Parkinson’s patients, for example, often experience “breaks” or “freezing,” and have trouble initiating movement. “It's not entirely clear why freezing happens,” Grahn says. But “one thing that people have observed is that if you play music that has a steady beat, or sometimes even just a metronome with a steady beat, these patients seem to have improvements in their walking.” Grahn has also observed music seeming effective in elongating and improving the gait of Parkinson's patients, which is often jerky and unsteady.
Still, there are a lot of variables that haven't been studied yet, from figuring out the strength and duration of these apparent effects to whether an individual’s musical abilities have an impact. A major boon, Grahn says, would be obtaining data—much, much more of it, and from patients in real-world situations.
“Patients really vary; some have a very fast progression in the disease, some have a slow progression,” she says. “It's impossible to test enough patients to really capture every kind of patient with every kind of musical ability in the lab.”
She sees The Sync Project (which consulted with her about her research in the past) as an intriguing opportunity. “You can imagine it the same way that your phone knows where you are, they have these accelerometers in it. When you're walking, it jars the phone,” she explains. “A phone can also deliver music. So it'd be very easy to have an app for Parkinson's patients that record their walking and records what music they were listening to at the time, and then sends that data back to a researcher.”
* * *
Kopikis agrees that the lab structure in research can limit what kind of data scientists can gather. “Some of the leading scientists in the field have been working for 30 years with dementia and Alzheimer's patients, whose studies are based on observation,” he says. “In many of these populations, you cannot tell exactly what is going on by just observing.
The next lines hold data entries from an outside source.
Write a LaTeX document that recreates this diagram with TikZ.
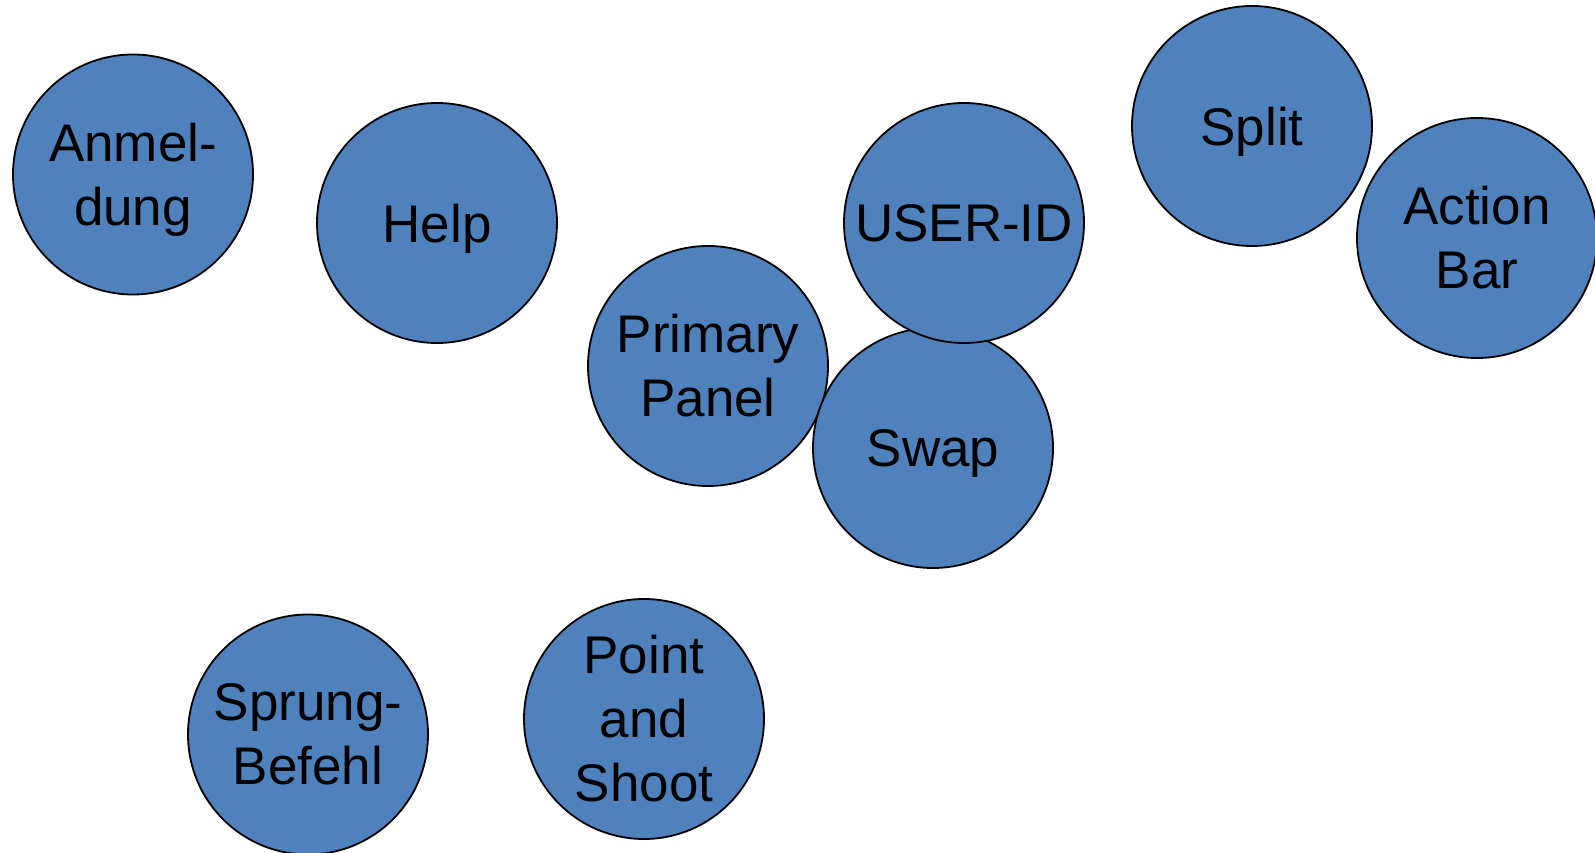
\documentclass[tikz,border=0pt]{standalone}
\usepackage{fontspec}
\setmainfont{Liberation Sans}
\usepackage{xcolor}
\definecolor{color1}{RGB}{79,129,189}

\begin{document}
\begin{tikzpicture}[x=1pt,y=-1pt,
  topic/.style={circle,draw=black,line width=1.8pt,fill=color1,minimum size=240pt,
    inner sep=0pt,align=center,font=\fontsize{53}{64}\selectfont}]
\useasboundingbox (0,0) rectangle (1595,853);

\node[topic,text depth=0pt] (anmeldung) at (133,174.5) {Anmel-\\dung};
\node[topic,text depth=0pt] (help) at (437,223) {Help};
\node[topic] (primary) at (708,366) {Primary\\Panel};
\node[topic,text depth=0pt] (swap) at (933,448) {Swap};
\node[topic] (userid) at (964,223) {USER-ID};
\node[topic,text depth=0pt] (split) at (1252,126) {Split};
\node[topic] (actionbar) at (1477,238) {Action\\Bar};
\node[topic] (sprung) at (308,734.5) {Sprung-\\Befehl};
\node[topic] (point) at (644,719) {Point\\and\\Shoot};
\end{tikzpicture}
\end{document}
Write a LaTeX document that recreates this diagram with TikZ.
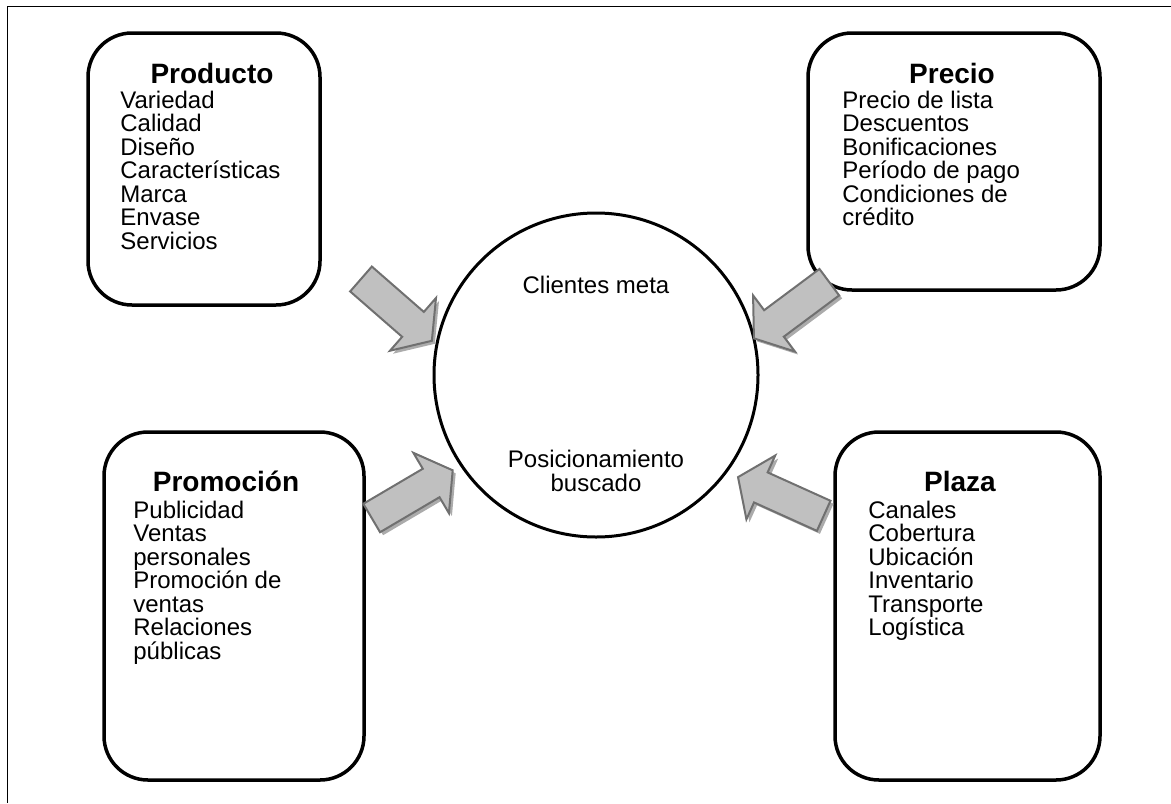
\documentclass[tikz,border=0pt]{standalone}
\usepackage{fontspec}
\setmainfont{Liberation Sans}
\definecolor{arrowfill}{HTML}{C0C0C0}
\definecolor{arrowline}{HTML}{707070}
\definecolor{arrowshadow}{HTML}{ABABAB}
\begin{document}
\begin{tikzpicture}[x=0.5pt,y=-0.5pt,
  frameline/.style={line width=0.75pt},
  mixbox/.style={draw, line width=1.75pt, rounded corners=22pt, inner sep=0pt},
  hub/.style={draw, circle, line width=1.5pt, minimum size=162pt, inner sep=0pt},
  boxtitle/.style={font=\fontsize{14}{16}\selectfont\bfseries, anchor=base, inner sep=0pt},
  items/.style={font=\fontsize{12}{11.75}\selectfont, align=left, anchor=base west, inner sep=0pt},
  hubtext/.style={font=\fontsize{12}{11.75}\selectfont, align=center, anchor=base, inner sep=0pt},
  arrowbody/.style={fill=arrowfill, draw=arrowline, line width=1pt, line join=miter},
  arrowshade/.style={fill=arrowshadow},
]
\useasboundingbox (0,0) rectangle (1171,803);

% outer frame
\draw[frameline] (1171,6.5) -- (7.5,6.5) -- (7.5,803);

% the four mix boxes
\node[mixbox, minimum width=116pt, minimum height=136pt] (producto) at (204,169) {};
\node[mixbox, minimum width=146pt, minimum height=128.5pt] (precio) at (954,161.5) {};
\node[mixbox, minimum width=130pt, minimum height=174pt] (promocion) at (234,606) {};
\node[mixbox, minimum width=132.5pt, minimum height=174pt] (plaza) at (967.5,606) {};

% titles
\node[boxtitle] (tprod) at (212,83) {Producto};
\node[boxtitle] (tprec) at (952,83) {Precio};
\node[boxtitle] (tprom) at (226,491) {Promoción};
\node[boxtitle] (tplaz) at (960,491) {Plaza};

% item lists (anchored at the baseline of their last line)
\node[items] (lprod) at (120,249) {Variedad\\Calidad\\Diseño\\Características\\Marca\\Envase\\Servicios};
\node[items] (lprec) at (842,225.5) {Precio de lista\\Descuentos\\Bonificaciones\\Período de pago\\Condiciones de\\crédito};
\node[items] (lprom) at (133,659) {Publicidad\\Ventas\\personales\\Promoción de\\ventas\\Relaciones\\públicas};
\node[items] (lplaz) at (868,635.5) {Canales\\Cobertura\\Ubicación\\Inventario\\Transporte\\Logística};

% central circle
\node[hub] (hub) at (596,375) {};
\node[hubtext] (meta) at (596,293) {Clientes meta};
\node[hubtext] (pos) at (596,491) {Posicionamiento\\buscado};

% block arrows pointing at the circle
\coordinate (a1) at (361,279);
\coordinate (a2) at (829.3,282.2);
\coordinate (a3) at (371.7,518);
\coordinate (a4) at (823.7,515.8);
\foreach \c/\a in {a1/-41.1, a2/-143.3, a3/30.5, a4/155.7} {
  \fill[arrowshade, shift={(\c)}, shift={(3,3)}, rotate=\a]
    (0,-16.5) -- (69,-16.5) -- (69,-35) -- (94,0) -- (69,35) -- (69,16.5) -- (0,16.5) -- cycle;
  \draw[arrowbody, shift={(\c)}, rotate=\a]
    (0,-16.5) -- (69,-16.5) -- (69,-35) -- (94,0) -- (69,35) -- (69,16.5) -- (0,16.5) -- cycle;
}
\end{tikzpicture}
\end{document}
Where scientists get very excited is the ability to combine what they're observing with a whole plethora of biometrics that can lead them to much more accurate understanding of what actually is going on.”
Recently, Zatorre has been gauging interest in the program from research groups around the world, and says he has already found many of them to be enthusiastic.
“I think that it could create a good dialogue between scientists and industry. That could be very valuable for both sides, of course. Furthermore, it could help to jump-start direct applications of our research,” he wrote.
Meanwhile, Zatorre does warn that trying to use music as treatment can be risky—especially for a serious condition like Parkinson's.
“It's very complicated to do research with clinical populations because you're dealing with people who have some disorder; you have to be quite careful,” Zatorre says. “You can't tell them all, ‘We're going to try a treatment on you and have you forego the standard treatments that you would know are probably useful.’”
Still, if a patient finds that a certain song can improve her mood and outlook, why not try to reap the benefits and learn more about what’s going on?
“I think there's a lot of hype about what music can do,” Grahn says. “I don't think it's a sort of cure-all or replacement for a lot of things, but I certainly think it has potential. And the great thing about it is there is generally no bad side effects, it gives patients a sense of control over their treatment, and that's really important.”